Suddenly, Black Bolt’s hand bolts forward to cover Auran’s mouth, to prevent her from speaking. Turning to the others, Black Bolt says: “Everyone get back! She has my voice!”
Black Bolt’s words would normally have destroyed much of Manhattan, but that power is gone and his voice is normal. It appears that Auran has used her new amalgamated abilities to take it from him, to have it as her own, and in so doing become possibly the most powerful and destructive Inhuman of them all.
And it is here that the issue ends with the promise of a conclusion in the next installment.
Wow, what a fun issue! Another example of how Uncanny Inhumans has just been a wonderful science fiction/superhero romp, exploring new ideas in an inventive fashion. Sadly, next issue will be the last fully Inhuman installment of the series. From there the book will be dominated by cross-over issues with the IvX event; after which writer, Charles Soule, is set to step down from the book and it will likely end, relaunched in the form of the new title ‘The Royals.’ All of that should be quite exciting, but also kind of a shame because Uncanny has been such a fun and satisfying book with cool characters and inspiring new ideas. And this issue is no different.
I really like what the story does here in exploring the constructive and inexact nature of memory and recollection. Research in the field of cognitive psychology has shown that memory is rarely if ever perfect. When we recall a memory, we take all of the various pieces of encoded information and reconstruct it back into a narrative. It’s an inexact process, quite prone to all manner of interference and obstacle. Assumptions, other memories, mis-recollections can all act to obscure the memory and produce an adulterated, inexact recall.
Psychologist, Elizabeth Loftus, has conducted some of the more renown studies on the inexact nature of memory. In her research on the ‘misinformation effect,’ Loftus and her colleagues found that memory can be affected and impaired by way of retroactive interference. This occurs when new information influences and shapes older, previously encoded information. For example, someone can be shown a short film of a person wearing a red shirt performing a task; and then later shown a picture of that same person wearing a blue shirt. Quite often, when asked to recall what they had seen in the film, individuals will incorrectly recall that the person in the film was wearing a blue shirt. New memories mix with old memories, creating confabulated, mixed memories.
Or as Virginia Wolfe once wrote:
“Memory is the seamstress, and a capricious one at that. Memory runs her needle in and out, up and down, hither and thither.”
In short, memory is not an exact process. And this important truth is underscored in this story-arc of Uncanny Inhumans. Just as memory is inexact so too it the re-manifested Auran an inexact being. She is a confabulated amalgam, both incomplete as well as boundless. The fact that Auran has been able to take Black Bolt’s voice, that she can now wield near unlimited destruction with her words, further augments the symbolism.

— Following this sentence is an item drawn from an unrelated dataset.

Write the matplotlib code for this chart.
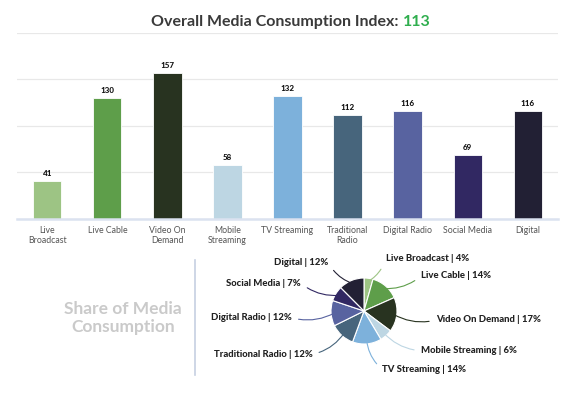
import matplotlib
matplotlib.use("Agg")
import matplotlib.pyplot as plt
from matplotlib.lines import Line2D
import numpy as np

plt.rcParams['font.family'] = ['Lato', 'DejaVu Sans']

categories = ["Live Broadcast", "Live Cable", "Video On Demand", "Mobile Streaming",
              "TV Streaming", "Traditional Radio", "Digital Radio", "Social Media", "Digital"]
tick_labels = ["Live\nBroadcast", "Live Cable", "Video On\nDemand", "Mobile\nStreaming",
               "TV Streaming", "Traditional\nRadio", "Digital Radio", "Social Media", "Digital"]
index_values = [41, 130, 157, 58, 132, 112, 116, 69, 116]
overall_index = 113
colors = ["#9dc484", "#5e9e4a", "#283320", "#bdd6e3", "#7db1db",
          "#47657c", "#5863a0", "#312862", "#222034"]

W, H = 575, 394
fig = plt.figure(figsize=(W / 100, H / 100), dpi=100)
fig.patch.set_facecolor("white")

# ---- bar chart ----
ax = fig.add_axes([17.3 / W, 1 - 219 / H, (557.7 - 17.3) / W, (219 - 33) / H])
x = np.arange(len(categories))
ax.bar(x, index_values, width=0.47, color=colors, edgecolor="white", linewidth=0.6, zorder=3)
for xi, v in zip(x, index_values):
    ax.annotate(str(v), (xi, v), xytext=(0, 5.5), textcoords="offset points",
                ha="center", va="center", fontsize=5.8, fontweight="black", color="#111111")
ax.set_xlim(-0.5, len(categories) - 0.5)
ax.set_ylim(0, 200)
ax.set_yticks([0, 50, 100, 150, 200])
ax.set_yticklabels([])
ax.tick_params(axis="y", length=0)
ax.grid(axis="y", color="#e8e8e8", linewidth=0.9, zorder=0)
ax.set_xticks(x)
ax.set_xticklabels(tick_labels, fontsize=6.3, color="#555555", linespacing=1.15)
ax.tick_params(axis="x", length=0, pad=5)
for s in ax.spines.values():
    s.set_visible(False)
ax.axhline(0, color="#dbe2f0", linewidth=1.8, zorder=4, clip_on=False)

# ---- title ----
renderer = fig.canvas.get_renderer()
ty = 1 - 22 / H
t1 = fig.text(0, ty, "Overall Media Consumption Index:", fontsize=11.5, fontweight="bold",
              color="#3a3a3a", va="center", ha="left")
t2 = fig.text(0, ty, str(overall_index), fontsize=11.5, fontweight="bold",
              color="#2fae4e", va="center", ha="left")
w1 = t1.get_window_extent(renderer).width
w2 = t2.get_window_extent(renderer).width
gap = 4
x0 = 291 - (w1 + gap + w2) / 2
t1.set_x(x0 / W)
t2.set_x((x0 + w1 + gap) / W)

# ---- share section ----
fig.text(123 / W, 1 - 318 / H, "Share of Media\nConsumption", fontsize=12.5, fontweight="bold",
         color="#cacaca", ha="center", va="center", linespacing=1.2)
fig.add_artist(Line2D([195 / W, 195 / W], [1 - 260 / H, 1 - 375 / H],
                      transform=fig.transFigure, color="#c6d0e2", linewidth=1.2))

r_px = 33
cx, cy = 364, 311
pax = fig.add_axes([(cx - r_px) / W, (H - cy - r_px) / H, 2 * r_px / W, 2 * r_px / H])
wedges, _ = pax.pie(index_values, colors=colors, startangle=90, counterclock=False,
                    wedgeprops=dict(edgecolor="white", linewidth=0.8))
pax.set_xlim(-1, 1)
pax.set_ylim(-1, 1)
pax.set_aspect("equal")

total = sum(index_values)
shares = [round(v / total * 100) for v in index_values]

# label anchor positions (pixels from top-left) and side
label_pos = [(385.7, 258.3, "l"), (421, 276, "l"), (436, 320, "l"), (421, 350.7, "l"),
             (382.3, 369.3, "l"), (312.3, 354.3, "r"), (291.7, 317.7, "r"),
             (301, 283.3, "r"), (328.3, 262.3, "r")]

for w, name, sh, (lx, ly, side), c in zip(wedges, categories, shares, label_pos, colors):
    ang = np.deg2rad((w.theta1 + w.theta2) / 2)
    px, py = 0.9 * np.cos(ang), 0.9 * np.sin(ang)
    ha = "left" if side == "l" else "right"
    relpos = (0, 0.5) if side == "l" else (1, 0.5)
    rad = -0.2 if side == "l" else 0.2
    pax.annotate(f"{name} | {sh}%", (px, py), xytext=(lx, H - ly), textcoords="figure pixels",
                 ha=ha, va="center", fontsize=6.8, fontweight="black", color="#222222",
                 annotation_clip=False,
                 arrowprops=dict(arrowstyle="-", color=c, linewidth=0.8, relpos=relpos,
                                 shrinkA=3, shrinkB=0,
                                 connectionstyle=f"arc3,rad={rad}"))

fig.savefig("out.png", dpi=100)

False memories, after all, can be hugely destructive. False memories have resulted in innocent people being sent to prison, they have ripped families apart, they add to prejudice and bigotry. The ‘capricious seamstress’ of memory is pure havoc, and it is wonderfully represented in an incomplete Auran armed with an ultra-destructive voice.
I cannot wait to see how this story resolves. Highly recommended. Four and a half out of Five Lockjaws.